Identify each line below containing the string "LaTeX" and copy it.

LISTED RECORDS →

-- begin --

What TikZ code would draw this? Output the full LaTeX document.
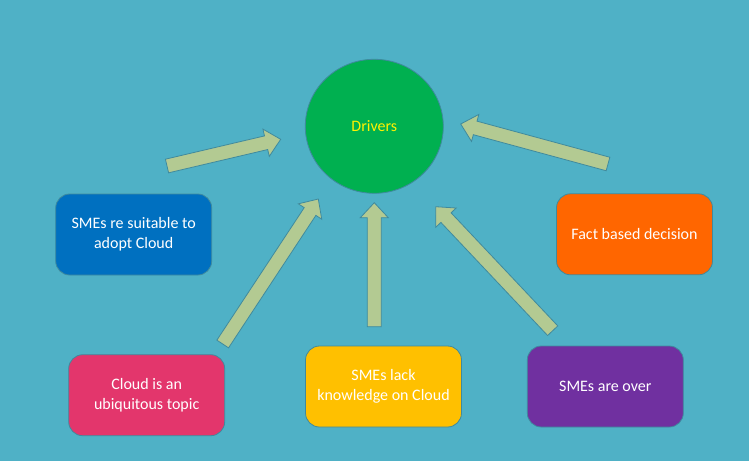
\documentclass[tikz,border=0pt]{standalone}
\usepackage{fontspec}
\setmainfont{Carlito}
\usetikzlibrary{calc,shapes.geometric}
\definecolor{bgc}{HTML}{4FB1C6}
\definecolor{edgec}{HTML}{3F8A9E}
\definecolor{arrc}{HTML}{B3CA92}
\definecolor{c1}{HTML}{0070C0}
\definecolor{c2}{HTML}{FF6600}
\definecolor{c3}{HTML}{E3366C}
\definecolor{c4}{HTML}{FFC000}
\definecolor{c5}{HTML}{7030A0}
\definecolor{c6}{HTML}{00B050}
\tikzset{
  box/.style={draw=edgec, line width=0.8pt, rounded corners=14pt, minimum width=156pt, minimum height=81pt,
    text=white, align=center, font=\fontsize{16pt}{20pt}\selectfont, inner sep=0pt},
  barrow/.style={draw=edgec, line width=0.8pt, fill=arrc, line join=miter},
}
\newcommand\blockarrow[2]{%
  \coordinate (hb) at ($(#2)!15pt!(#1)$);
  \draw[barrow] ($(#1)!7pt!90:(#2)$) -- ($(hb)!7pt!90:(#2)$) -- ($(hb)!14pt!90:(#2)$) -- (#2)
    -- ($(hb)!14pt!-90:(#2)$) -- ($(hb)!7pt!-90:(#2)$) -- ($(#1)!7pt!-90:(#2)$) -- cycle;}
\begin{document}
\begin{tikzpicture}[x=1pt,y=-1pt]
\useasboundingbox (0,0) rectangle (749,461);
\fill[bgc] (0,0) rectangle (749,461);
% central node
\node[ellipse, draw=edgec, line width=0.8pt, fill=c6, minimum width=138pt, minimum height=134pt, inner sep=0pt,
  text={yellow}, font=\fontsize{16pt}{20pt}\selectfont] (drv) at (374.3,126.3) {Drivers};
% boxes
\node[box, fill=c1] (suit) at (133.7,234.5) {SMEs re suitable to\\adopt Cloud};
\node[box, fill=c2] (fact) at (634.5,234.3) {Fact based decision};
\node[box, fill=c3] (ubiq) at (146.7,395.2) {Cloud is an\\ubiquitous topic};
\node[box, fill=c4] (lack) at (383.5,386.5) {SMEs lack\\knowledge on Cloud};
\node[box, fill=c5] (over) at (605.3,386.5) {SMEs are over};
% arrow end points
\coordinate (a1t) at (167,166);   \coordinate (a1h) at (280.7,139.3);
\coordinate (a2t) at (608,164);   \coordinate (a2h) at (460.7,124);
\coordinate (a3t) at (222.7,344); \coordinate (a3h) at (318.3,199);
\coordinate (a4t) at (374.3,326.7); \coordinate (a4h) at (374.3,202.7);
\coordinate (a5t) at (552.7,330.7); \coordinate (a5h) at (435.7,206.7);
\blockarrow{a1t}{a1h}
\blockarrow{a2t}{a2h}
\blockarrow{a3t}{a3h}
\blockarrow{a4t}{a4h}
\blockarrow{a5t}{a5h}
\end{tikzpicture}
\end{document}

-- end --
-- begin --

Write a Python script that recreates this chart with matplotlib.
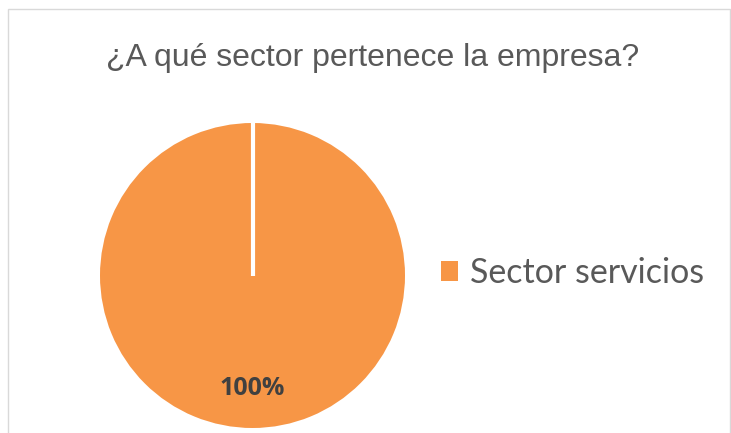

-- end --
-- begin --

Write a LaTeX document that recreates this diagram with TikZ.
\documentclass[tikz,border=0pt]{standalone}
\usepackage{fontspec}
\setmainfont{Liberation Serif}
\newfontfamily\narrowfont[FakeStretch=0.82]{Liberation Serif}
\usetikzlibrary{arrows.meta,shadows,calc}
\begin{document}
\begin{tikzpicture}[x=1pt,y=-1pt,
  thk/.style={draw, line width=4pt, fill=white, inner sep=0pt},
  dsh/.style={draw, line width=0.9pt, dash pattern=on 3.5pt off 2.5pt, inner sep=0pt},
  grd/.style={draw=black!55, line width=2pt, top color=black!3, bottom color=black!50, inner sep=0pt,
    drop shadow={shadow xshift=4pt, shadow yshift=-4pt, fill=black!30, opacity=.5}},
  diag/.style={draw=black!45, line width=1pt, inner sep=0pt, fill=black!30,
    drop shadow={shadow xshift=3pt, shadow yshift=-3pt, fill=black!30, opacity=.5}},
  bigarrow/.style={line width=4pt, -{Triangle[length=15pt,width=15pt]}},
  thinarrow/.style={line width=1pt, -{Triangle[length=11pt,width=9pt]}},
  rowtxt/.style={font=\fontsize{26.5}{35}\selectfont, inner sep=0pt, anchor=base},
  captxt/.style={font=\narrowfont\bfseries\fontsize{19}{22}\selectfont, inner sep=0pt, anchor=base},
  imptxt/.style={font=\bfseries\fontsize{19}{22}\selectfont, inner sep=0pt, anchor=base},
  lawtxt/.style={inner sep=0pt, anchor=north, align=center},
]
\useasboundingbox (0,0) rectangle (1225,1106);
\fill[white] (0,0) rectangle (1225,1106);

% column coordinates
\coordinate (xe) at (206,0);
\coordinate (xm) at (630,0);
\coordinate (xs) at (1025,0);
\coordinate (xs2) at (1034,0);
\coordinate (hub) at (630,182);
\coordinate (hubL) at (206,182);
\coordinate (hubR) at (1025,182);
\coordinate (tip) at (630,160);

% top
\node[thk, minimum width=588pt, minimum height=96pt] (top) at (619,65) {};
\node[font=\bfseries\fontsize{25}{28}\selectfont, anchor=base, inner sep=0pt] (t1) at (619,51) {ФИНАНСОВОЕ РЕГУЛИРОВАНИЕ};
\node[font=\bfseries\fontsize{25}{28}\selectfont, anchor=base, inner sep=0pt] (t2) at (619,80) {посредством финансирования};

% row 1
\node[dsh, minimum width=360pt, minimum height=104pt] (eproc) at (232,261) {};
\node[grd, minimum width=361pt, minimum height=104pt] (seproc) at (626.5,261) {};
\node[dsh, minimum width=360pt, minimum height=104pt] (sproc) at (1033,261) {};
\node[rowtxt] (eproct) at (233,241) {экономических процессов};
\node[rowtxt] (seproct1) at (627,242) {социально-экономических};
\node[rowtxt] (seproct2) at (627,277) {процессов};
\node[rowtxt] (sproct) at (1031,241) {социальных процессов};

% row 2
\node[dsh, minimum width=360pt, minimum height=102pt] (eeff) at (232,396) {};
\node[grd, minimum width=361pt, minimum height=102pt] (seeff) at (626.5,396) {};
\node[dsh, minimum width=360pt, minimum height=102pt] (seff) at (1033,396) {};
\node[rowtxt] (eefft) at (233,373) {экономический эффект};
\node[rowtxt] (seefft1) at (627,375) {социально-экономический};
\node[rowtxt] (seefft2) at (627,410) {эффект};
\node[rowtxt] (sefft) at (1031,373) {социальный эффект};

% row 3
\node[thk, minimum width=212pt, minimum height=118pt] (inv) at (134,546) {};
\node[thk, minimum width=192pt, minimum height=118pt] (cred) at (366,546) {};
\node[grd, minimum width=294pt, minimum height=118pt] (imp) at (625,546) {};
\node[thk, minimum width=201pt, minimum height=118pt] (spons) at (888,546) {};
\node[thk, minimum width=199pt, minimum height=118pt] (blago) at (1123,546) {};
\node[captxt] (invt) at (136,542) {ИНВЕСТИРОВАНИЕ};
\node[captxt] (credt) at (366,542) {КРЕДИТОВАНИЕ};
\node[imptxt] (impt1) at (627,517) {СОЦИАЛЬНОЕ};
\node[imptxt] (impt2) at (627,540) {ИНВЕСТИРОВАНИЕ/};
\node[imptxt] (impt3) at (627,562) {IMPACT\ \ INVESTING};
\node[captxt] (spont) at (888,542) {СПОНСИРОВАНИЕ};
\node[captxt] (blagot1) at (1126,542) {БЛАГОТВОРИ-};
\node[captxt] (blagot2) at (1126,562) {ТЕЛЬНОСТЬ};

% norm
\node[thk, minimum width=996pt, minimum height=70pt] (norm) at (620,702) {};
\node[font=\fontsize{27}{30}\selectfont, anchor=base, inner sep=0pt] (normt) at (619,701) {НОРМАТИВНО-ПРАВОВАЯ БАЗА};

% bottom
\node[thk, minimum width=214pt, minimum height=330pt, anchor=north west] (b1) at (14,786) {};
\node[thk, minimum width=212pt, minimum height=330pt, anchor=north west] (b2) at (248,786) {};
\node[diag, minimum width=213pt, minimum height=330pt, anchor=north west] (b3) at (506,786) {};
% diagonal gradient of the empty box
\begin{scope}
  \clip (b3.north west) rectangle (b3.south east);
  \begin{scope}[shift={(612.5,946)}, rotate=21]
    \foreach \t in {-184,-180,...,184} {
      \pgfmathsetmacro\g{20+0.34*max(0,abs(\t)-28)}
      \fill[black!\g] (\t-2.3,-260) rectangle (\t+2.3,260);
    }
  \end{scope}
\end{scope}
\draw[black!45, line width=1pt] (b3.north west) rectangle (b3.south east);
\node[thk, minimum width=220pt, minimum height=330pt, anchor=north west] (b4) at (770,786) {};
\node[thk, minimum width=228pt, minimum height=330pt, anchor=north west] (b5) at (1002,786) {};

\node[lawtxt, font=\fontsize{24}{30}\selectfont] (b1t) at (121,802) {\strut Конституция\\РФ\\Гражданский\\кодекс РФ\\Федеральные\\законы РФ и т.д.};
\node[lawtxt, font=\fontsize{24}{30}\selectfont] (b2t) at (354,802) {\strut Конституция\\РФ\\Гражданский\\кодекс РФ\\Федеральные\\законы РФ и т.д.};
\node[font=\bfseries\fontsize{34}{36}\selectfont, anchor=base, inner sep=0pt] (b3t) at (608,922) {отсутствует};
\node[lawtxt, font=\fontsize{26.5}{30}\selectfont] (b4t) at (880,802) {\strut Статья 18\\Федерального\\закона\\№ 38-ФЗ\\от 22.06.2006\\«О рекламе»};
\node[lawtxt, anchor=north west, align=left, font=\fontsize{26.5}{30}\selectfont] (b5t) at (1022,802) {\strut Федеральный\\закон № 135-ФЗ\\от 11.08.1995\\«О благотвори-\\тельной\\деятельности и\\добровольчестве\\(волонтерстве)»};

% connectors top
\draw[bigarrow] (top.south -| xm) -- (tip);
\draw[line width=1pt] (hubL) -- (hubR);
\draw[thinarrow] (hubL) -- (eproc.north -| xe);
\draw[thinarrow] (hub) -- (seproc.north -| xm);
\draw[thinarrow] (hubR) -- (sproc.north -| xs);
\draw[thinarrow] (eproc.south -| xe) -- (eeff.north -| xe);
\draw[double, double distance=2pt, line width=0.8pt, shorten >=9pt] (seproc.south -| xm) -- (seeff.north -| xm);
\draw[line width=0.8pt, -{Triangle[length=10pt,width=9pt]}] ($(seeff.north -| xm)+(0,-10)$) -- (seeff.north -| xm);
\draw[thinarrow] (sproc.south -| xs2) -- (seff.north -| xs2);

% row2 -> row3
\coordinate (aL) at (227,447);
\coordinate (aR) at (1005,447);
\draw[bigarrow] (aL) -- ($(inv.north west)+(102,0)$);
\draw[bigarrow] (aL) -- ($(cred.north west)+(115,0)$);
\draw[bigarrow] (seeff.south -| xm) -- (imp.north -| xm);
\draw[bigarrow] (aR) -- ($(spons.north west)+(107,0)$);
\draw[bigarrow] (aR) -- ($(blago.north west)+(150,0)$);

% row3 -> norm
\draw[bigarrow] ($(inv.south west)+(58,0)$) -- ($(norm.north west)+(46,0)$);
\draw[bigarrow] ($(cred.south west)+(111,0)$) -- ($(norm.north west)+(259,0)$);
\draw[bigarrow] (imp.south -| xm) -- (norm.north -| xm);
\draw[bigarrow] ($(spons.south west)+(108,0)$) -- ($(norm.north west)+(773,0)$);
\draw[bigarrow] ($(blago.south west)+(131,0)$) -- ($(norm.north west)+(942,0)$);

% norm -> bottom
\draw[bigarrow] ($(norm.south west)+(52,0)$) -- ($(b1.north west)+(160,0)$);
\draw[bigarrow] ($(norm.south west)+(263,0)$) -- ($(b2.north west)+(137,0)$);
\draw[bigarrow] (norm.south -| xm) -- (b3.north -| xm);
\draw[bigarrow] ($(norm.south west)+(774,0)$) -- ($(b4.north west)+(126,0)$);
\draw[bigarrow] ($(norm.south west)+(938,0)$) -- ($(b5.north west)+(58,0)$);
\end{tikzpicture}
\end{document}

-- end --

EXERCISE SOLUTION →
What TikZ code would draw this? Output the full LaTeX document.
Write a LaTeX document that recreates this diagram with TikZ.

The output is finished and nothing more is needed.